The new version of Awk (nawk) can do this, but the old version can't.

$ echo "a b,c" | nawk -F",| " '{print NF}'
3
$ echo "a b,c" | awk -F",| " '{print NF}'
2
-- 
Mark Harrison             harrison@necssd.NEC.COM
(214)518-5050             {necntc, cs.utexas.edu}!necssd!harrison
standard disclaimers apply...

rice@dg-rtp.dg.com (Brian Rice) (08/30/90)
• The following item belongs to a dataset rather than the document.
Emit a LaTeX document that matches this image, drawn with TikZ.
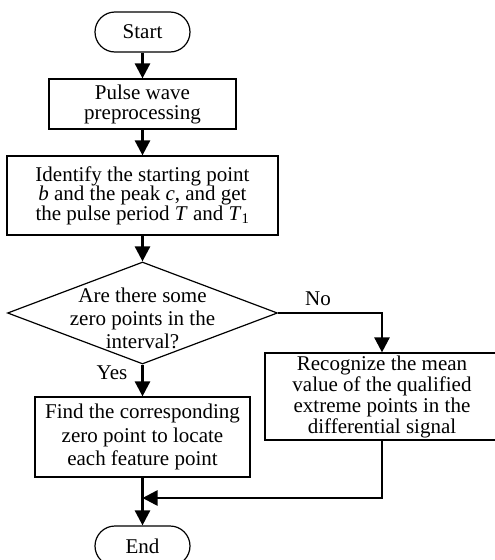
\documentclass[tikz,border=0pt]{standalone}
\usepackage{fontspec}
\setmainfont{Liberation Serif}
\usetikzlibrary{shapes.geometric,arrows.meta}
\begin{document}
\begin{tikzpicture}[x=1pt,y=1pt,
  every node/.style={font=\fontsize{21}{21}\selectfont},
  box/.style={draw,line width=1.2pt,align=center,inner sep=0pt},
  term/.style={box,rounded corners=20pt,minimum width=95pt,minimum height=40pt},
  flow/.style={line width=2.6pt,-{Triangle[length=15pt,width=15pt]}},
  plain/.style={line width=2.6pt}]
\useasboundingbox (0,0) rectangle (495,-560);
\node[term] (start) at (142.5,-32) {Start};
\node[box,minimum width=187pt,minimum height=50pt,font=\fontsize{21}{20}\selectfont] (pulse) at (142.5,-104) {Pulse wave\\preprocessing};
\node[box,minimum width=271pt,minimum height=79pt,font=\fontsize{21}{19.5}\selectfont] (ident) at (142.5,-195.5) {Identify the starting point\\\textit{b} and the peak \textit{c}, and get\\the pulse period \textit{T} and \textit{T}\textsubscript{1}};
\node[diamond,draw,line width=1.2pt,inner sep=0pt,minimum width=270pt,minimum height=102pt] (dec) at (142.5,-313) {};
\node[align=center,inner sep=0pt,font=\fontsize{21}{23}\selectfont] (dectext) at (142.5,-318) {Are there some\\zero points in the\\interval?};
\node[box,minimum width=234pt,minimum height=87pt,font=\fontsize{21}{21}\selectfont] (recog) at (382,-396.5) {Recognize the mean\\value of the qualified\\extreme points in the\\differential signal};
\node[box,minimum width=215pt,minimum height=80pt,font=\fontsize{21}{23.5}\selectfont] (find) at (142.5,-437) {Find the corresponding\\zero point to locate\\each feature point};
\node[term] (end) at (142.5,-546) {End};
\coordinate (merge) at (142.5,-498);
\coordinate (corner) at (382,-313);
\coordinate (corner2) at (382,-498);
\node (no) at (318,-299) {No};
\node (yes) at (112,-373) {Yes};
\draw[flow] (start) -- (pulse);
\draw[flow] (pulse) -- (ident);
\draw[flow] (ident) -- (dec.north);
\draw[flow] (dec.east) -- (corner) -- (recog.north);
\draw[flow] (dec.south) -- (find);
\draw[plain] (find) -- (merge);
\draw[flow] (merge) -- (end);
\draw[flow] (recog.south) -- (corner2) -- (merge);
\end{tikzpicture}
\end{document}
In article <427@necssd.NEC.COM>, harrison@necssd.NEC.COM (Mark Harrison)
writes:
|> In article <3729@se-sd.SanDiego.NCR.COM>,
cubbage@se-sd.SanDiego.NCR.COM
|> (Sharon Cubbage) writes:
|> 
|> > Does anybody know how to specify more than one field separator in
Awk?
|> > I would like to specify to an Awk program to treat single spaces as
well
|> > as bars as field separators so that a string such as :
|> 
|> The new version of Awk (nawk) can do this, but the old version
can't.

If you don't have nawk (you're missing out if you don't!), you can
achieve
the same effect by writing a filter program, like so (this is off the
top of
my head):

#include <stdio.h>
#include <string.h>
#define MY_DELIMITER_CHARS " |\n"
#define MY_OUTPUT_DELIMITER ' '
#define MY_BUFSIZE 256

/* Use the getline() on page 67 of K&R1. */

main()
{
     char *strtok();
     char buff[MY_BUFSIZE];
     char *token;

     while (getline(buff,MY_BUFSIZE) != 0) {
          token = strtok(buff,MY_DELIMITER_CHARS);
          while (token != NULL) {
               fputs(token,stdout);
               putchar(MY_OUTPUT_DELIMITER);
               token = strtok(NULL,MY_DELIMITER_CHARS);
          }
          putchar('\n');
     }
}

Compile and link, then use it like this:

$ echo "1 2 3 4|5|6" | the_above_program | awk '{print $5}'
5

A nice enhancement would be to allow the user to specify a list of input
delimiter characters and the output delimiter character on the command 
line (but make sure that newline is an input delimiter, unless you want
to change the code).

--
Brian Rice   rice@dg-rtp.dg.com   +1 919 248-6328
DG/UX Product Assurance Engineering
Data General Corp., Research Triangle Park, N.C.